Last Breath will have you waiting to exhale.
Moving from documentary to drama should be a natural evolution, especially when you’ve already told the story once. But with Last Breath, director Alex Parkinson seems hesitant to explore the depths available in the genre, keeping one foot on narratively dry land rather than fully committing to an immersive storytelling experience. Instead we get an ersatz docudrama that remains tethered to journalistic restraint.
Diver Chris Lemons may be the film’s focal point, but he’s also, necessarily, its most passive figure – unconscious for much of the runtime as his colleagues fight to save him. Finn Cole brings what little he can to the role, but the real heavy lifting is left to Woody Harrelson’s genial Duncan Allcock and Simu Liu’s resolute Dave Yuasa. Together, they shoulder the emotional weight, their performances crackling with urgency and genuine camaraderie, turning the film’s submerged sequences into something truly visceral and utterly gripping.
It’s on the surface the film’s momentum drains away. Parkinson’s dedication to procedural realism leaves the bridge crew feeling oddly detached, their emotionally inert reactions to events – including the failure of their ship’s entire computer system – undercutting the tension rather than heightening the drama. It’s one thing to strive for authenticity, quite another to strip moments of crisis of their potency. With Harrelson and Liu, there’s an almost unbearable sense of exigency but on the bridge, you’d think they were waiting for the kettle to boil for their afternoon cuppa. Eventually they do begin to move and act as if there’s some sense of urgency but even then it all feels a little staged and “dramatic recreation”-y to sit alongside the nerve-shredding tension of the underwater scenes.
It also doesn’t help that the core story, dependent as it is on a ticking clock and very specific timing, isn’t quite long enough to sustain a feature-length and with little interest in or provided by the bridge crew, Last Breath bookends its drama with rote domestic scenes before and after the crisis. While these moments offer some insight into Lemons’ personal life, they feel perfunctory – and don’t add much depth beyond what’s already conveyed through the central performances, leaving them feeling more like obligatory runtime fillers than essential storytelling.

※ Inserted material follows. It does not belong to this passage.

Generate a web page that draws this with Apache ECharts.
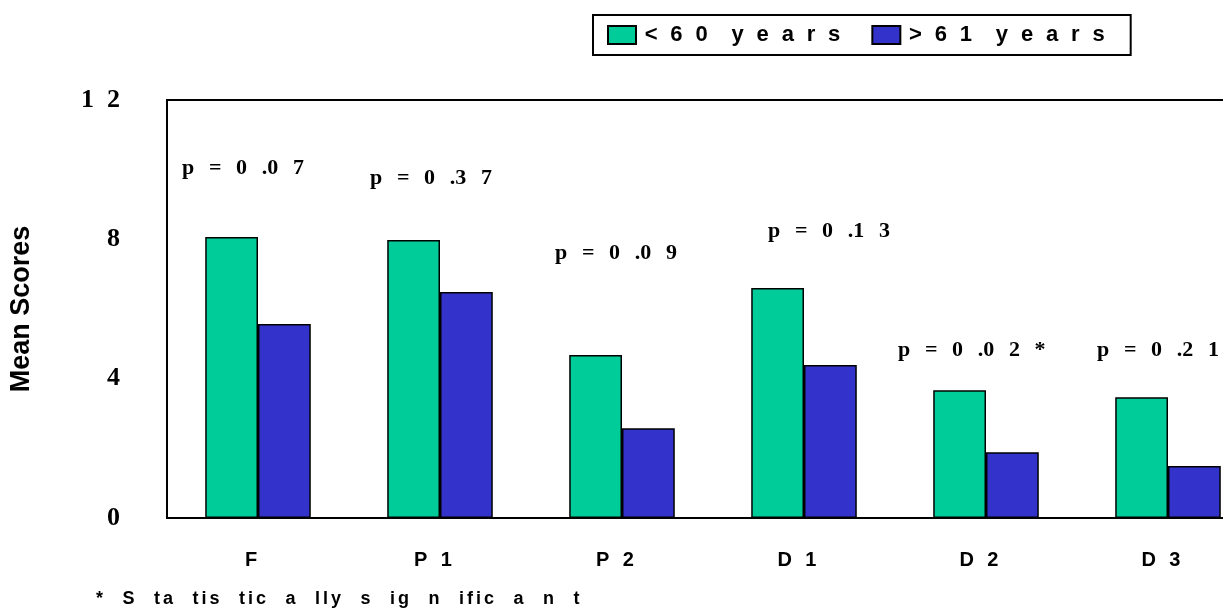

When Parkinson lets the story sink into its inherent terror – the oppressive vast darkness of the deep sea, the helplessness of the men above, the narrowing odds of survival – Last Breath really works. But for every moment of nerve-fraying intensity, there’s another that feels frustratingly restrained. There’s a compelling film in here somewhere, and when it clicks, it’s excellent. But Parkinson never quite lets go of his documentarian instincts, leaving Last Breath feeling like it’s stuck in decompression, not quite ready to embrace the dramatic depths it could have explored.